### Exercise task
Return the lines exactly as they stand, from the first of the material through the line containing "-4.93, -4.7, -4.4, -4.18, -3.98, -3.77]".

### Material provided
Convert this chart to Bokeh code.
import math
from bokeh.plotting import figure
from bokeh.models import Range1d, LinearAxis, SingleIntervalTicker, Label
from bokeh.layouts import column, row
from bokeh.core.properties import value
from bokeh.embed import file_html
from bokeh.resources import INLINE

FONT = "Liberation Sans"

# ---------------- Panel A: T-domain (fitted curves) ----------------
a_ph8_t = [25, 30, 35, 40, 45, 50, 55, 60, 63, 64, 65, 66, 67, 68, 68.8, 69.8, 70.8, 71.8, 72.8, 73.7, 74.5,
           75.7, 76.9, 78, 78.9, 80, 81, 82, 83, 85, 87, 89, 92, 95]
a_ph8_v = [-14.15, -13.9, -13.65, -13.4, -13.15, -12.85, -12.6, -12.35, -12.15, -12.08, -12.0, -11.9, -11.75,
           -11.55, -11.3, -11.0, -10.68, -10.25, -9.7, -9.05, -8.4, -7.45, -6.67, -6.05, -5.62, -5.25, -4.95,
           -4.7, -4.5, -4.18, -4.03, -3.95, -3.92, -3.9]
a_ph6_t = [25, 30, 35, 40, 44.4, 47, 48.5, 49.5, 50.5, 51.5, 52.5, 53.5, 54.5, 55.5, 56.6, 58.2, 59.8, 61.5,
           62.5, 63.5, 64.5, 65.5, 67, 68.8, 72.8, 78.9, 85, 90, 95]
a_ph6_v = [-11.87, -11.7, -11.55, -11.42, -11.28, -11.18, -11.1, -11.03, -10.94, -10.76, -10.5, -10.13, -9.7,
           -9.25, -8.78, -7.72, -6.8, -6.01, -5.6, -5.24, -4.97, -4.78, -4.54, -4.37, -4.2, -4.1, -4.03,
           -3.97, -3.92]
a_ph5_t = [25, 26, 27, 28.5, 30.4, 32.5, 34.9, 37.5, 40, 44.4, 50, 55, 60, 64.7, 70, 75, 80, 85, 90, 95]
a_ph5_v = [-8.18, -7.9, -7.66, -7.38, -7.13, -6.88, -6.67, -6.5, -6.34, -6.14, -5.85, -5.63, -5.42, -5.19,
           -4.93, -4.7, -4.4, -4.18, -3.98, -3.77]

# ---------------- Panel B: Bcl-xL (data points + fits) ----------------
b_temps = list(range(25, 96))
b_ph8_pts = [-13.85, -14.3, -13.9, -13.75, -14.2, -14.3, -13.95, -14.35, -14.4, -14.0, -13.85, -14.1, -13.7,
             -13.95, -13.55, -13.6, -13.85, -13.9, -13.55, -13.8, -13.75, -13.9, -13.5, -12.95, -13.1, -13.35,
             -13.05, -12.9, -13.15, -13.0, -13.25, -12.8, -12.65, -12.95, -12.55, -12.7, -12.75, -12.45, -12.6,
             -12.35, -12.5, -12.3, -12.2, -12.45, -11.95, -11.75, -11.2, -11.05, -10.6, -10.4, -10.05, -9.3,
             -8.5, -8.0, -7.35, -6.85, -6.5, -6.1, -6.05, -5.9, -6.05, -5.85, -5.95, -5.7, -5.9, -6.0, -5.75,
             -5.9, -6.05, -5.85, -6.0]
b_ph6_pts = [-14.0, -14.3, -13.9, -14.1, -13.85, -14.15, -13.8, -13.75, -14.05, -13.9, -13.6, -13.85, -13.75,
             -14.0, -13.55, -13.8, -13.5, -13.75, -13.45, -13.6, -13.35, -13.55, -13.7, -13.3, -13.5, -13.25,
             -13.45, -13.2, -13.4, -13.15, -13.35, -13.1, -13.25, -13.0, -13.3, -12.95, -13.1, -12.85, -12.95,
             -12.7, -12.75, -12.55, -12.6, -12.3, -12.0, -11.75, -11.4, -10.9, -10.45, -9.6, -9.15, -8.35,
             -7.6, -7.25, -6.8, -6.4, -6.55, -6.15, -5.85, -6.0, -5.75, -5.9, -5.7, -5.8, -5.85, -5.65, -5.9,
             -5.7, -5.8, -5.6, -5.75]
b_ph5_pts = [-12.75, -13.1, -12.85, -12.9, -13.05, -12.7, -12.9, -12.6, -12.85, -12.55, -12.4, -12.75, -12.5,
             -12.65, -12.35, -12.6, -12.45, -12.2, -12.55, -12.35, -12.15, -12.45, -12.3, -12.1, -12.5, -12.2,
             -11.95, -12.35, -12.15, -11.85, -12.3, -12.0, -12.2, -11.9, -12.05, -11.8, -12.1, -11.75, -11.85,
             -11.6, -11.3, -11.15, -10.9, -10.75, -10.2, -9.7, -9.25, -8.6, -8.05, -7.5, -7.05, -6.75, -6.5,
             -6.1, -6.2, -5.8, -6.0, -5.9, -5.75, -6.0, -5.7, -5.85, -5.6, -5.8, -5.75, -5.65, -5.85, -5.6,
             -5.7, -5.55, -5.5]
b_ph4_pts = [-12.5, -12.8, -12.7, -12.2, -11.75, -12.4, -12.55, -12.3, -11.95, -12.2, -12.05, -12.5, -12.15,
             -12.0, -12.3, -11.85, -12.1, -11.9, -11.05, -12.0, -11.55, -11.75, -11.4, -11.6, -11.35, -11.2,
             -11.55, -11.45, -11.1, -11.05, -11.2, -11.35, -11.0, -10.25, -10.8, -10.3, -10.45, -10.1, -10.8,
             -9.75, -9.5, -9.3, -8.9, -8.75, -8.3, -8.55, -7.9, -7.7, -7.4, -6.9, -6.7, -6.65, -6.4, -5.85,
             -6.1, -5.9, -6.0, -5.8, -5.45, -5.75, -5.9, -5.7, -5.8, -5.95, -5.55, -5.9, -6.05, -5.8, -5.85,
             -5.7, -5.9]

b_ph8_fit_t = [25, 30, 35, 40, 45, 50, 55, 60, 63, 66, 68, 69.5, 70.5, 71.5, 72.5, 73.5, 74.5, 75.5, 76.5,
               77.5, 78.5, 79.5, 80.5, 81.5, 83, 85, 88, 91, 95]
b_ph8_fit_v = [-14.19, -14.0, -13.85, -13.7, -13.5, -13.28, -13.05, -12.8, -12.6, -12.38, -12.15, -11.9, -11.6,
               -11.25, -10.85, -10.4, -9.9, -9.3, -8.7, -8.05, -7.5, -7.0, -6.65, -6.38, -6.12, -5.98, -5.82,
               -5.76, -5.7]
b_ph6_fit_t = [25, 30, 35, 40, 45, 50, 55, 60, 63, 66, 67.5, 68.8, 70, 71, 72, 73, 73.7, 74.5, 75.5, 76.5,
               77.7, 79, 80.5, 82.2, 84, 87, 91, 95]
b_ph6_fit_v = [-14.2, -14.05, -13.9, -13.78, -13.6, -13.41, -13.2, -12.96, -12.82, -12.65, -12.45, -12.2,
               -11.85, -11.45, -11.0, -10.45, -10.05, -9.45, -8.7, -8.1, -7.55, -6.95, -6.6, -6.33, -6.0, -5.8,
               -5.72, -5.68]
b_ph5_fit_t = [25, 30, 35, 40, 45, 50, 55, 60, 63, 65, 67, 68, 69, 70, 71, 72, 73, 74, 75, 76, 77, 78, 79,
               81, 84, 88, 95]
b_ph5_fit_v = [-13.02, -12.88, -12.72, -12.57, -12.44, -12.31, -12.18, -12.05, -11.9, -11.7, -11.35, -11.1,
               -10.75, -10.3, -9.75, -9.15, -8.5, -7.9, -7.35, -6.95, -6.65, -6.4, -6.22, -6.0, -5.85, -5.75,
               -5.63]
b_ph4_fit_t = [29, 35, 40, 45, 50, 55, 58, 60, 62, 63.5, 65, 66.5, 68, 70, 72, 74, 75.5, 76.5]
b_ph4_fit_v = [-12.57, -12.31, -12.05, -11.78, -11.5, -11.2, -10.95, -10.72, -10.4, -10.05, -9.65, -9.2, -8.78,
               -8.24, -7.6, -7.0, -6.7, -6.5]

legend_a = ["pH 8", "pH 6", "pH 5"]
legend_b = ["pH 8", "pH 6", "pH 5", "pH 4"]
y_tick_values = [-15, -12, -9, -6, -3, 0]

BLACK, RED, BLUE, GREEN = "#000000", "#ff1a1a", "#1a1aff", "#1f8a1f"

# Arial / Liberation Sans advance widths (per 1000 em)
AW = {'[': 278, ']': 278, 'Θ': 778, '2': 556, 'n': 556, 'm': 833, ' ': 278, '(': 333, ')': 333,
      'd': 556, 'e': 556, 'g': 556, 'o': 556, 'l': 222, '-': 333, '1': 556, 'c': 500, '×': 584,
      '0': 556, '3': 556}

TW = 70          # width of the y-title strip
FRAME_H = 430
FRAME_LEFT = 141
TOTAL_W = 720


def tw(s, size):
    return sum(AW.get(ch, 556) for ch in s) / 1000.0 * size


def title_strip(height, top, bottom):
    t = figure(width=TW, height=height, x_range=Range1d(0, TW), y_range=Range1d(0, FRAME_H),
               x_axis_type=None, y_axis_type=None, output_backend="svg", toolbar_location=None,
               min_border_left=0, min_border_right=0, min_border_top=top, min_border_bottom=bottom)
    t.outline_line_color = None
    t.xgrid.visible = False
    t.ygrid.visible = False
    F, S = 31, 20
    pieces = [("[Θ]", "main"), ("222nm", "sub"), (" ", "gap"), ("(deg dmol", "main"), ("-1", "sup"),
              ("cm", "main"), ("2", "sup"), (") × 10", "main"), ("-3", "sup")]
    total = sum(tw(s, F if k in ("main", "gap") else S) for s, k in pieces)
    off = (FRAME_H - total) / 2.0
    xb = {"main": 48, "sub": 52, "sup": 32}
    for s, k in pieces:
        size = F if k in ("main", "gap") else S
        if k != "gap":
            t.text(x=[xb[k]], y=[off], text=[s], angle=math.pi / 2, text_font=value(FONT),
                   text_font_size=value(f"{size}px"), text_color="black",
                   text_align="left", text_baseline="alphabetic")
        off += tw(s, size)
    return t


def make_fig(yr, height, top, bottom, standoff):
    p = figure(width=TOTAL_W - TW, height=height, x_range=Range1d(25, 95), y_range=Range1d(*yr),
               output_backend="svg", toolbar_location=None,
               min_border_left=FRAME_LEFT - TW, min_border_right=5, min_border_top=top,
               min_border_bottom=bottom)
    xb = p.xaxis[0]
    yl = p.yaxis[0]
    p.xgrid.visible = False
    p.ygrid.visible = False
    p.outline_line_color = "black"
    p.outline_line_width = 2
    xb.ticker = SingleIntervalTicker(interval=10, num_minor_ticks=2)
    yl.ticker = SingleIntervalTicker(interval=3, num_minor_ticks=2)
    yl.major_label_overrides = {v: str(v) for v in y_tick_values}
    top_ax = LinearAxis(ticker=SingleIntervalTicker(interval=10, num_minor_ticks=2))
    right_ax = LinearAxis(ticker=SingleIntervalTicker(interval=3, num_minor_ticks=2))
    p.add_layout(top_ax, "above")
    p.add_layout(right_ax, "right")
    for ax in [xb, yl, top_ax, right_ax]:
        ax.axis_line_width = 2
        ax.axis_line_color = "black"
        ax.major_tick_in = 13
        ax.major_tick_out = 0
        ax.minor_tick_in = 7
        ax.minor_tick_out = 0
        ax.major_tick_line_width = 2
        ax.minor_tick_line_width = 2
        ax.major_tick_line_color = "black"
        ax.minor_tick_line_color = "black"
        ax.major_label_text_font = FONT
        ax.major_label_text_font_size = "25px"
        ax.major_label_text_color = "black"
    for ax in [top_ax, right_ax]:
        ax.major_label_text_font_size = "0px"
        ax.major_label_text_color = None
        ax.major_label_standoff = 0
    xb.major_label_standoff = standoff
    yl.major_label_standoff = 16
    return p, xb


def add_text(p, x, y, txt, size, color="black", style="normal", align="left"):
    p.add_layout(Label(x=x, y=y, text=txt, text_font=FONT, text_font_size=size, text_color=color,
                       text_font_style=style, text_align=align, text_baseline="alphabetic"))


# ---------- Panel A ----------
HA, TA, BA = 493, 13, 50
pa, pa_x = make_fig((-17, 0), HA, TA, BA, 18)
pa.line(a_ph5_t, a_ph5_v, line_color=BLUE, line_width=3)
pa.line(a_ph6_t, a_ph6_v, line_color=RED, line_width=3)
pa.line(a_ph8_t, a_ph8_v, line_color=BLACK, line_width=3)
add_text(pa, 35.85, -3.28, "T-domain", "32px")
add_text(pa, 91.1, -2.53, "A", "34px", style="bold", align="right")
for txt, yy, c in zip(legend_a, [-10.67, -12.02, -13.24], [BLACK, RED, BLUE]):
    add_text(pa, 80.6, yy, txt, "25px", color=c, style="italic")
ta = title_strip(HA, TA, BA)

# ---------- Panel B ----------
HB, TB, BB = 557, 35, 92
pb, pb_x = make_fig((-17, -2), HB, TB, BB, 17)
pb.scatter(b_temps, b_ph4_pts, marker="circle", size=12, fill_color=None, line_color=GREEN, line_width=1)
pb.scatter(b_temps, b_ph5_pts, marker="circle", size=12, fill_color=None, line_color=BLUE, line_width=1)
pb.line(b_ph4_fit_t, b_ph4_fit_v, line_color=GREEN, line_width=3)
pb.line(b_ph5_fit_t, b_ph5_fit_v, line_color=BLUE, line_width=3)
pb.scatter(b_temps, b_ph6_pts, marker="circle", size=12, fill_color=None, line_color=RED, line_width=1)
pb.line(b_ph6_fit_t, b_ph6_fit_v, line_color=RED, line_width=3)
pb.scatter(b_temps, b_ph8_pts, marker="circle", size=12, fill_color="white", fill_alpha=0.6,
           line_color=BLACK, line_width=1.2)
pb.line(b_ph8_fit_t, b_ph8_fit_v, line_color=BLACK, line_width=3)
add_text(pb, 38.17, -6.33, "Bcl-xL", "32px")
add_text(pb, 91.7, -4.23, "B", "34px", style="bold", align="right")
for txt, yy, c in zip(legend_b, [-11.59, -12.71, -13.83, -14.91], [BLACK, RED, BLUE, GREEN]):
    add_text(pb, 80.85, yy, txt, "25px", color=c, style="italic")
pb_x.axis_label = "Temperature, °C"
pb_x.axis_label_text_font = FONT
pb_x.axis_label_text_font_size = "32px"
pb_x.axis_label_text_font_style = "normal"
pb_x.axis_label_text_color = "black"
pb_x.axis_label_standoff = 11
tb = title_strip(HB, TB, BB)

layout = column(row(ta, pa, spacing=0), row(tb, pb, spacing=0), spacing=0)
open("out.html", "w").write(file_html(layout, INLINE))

### Solved problem
Convert this chart to Bokeh code.
import math
from bokeh.plotting import figure
from bokeh.models import Range1d, LinearAxis, SingleIntervalTicker, Label
from bokeh.layouts import column, row
from bokeh.core.properties import value
from bokeh.embed import file_html
from bokeh.resources import INLINE

FONT = "Liberation Sans"

# ---------------- Panel A: T-domain (fitted curves) ----------------
a_ph8_t = [25, 30, 35, 40, 45, 50, 55, 60, 63, 64, 65, 66, 67, 68, 68.8, 69.8, 70.8, 71.8, 72.8, 73.7, 74.5,
           75.7, 76.9, 78, 78.9, 80, 81, 82, 83, 85, 87, 89, 92, 95]
a_ph8_v = [-14.15, -13.9, -13.65, -13.4, -13.15, -12.85, -12.6, -12.35, -12.15, -12.08, -12.0, -11.9, -11.75,
           -11.55, -11.3, -11.0, -10.68, -10.25, -9.7, -9.05, -8.4, -7.45, -6.67, -6.05, -5.62, -5.25, -4.95,
           -4.7, -4.5, -4.18, -4.03, -3.95, -3.92, -3.9]
a_ph6_t = [25, 30, 35, 40, 44.4, 47, 48.5, 49.5, 50.5, 51.5, 52.5, 53.5, 54.5, 55.5, 56.6, 58.2, 59.8, 61.5,
           62.5, 63.5, 64.5, 65.5, 67, 68.8, 72.8, 78.9, 85, 90, 95]
a_ph6_v = [-11.87, -11.7, -11.55, -11.42, -11.28, -11.18, -11.1, -11.03, -10.94, -10.76, -10.5, -10.13, -9.7,
           -9.25, -8.78, -7.72, -6.8, -6.01, -5.6, -5.24, -4.97, -4.78, -4.54, -4.37, -4.2, -4.1, -4.03,
           -3.97, -3.92]
a_ph5_t = [25, 26, 27, 28.5, 30.4, 32.5, 34.9, 37.5, 40, 44.4, 50, 55, 60, 64.7, 70, 75, 80, 85, 90, 95]
a_ph5_v = [-8.18, -7.9, -7.66, -7.38, -7.13, -6.88, -6.67, -6.5, -6.34, -6.14, -5.85, -5.63, -5.42, -5.19,
           -4.93, -4.7, -4.4, -4.18, -3.98, -3.77]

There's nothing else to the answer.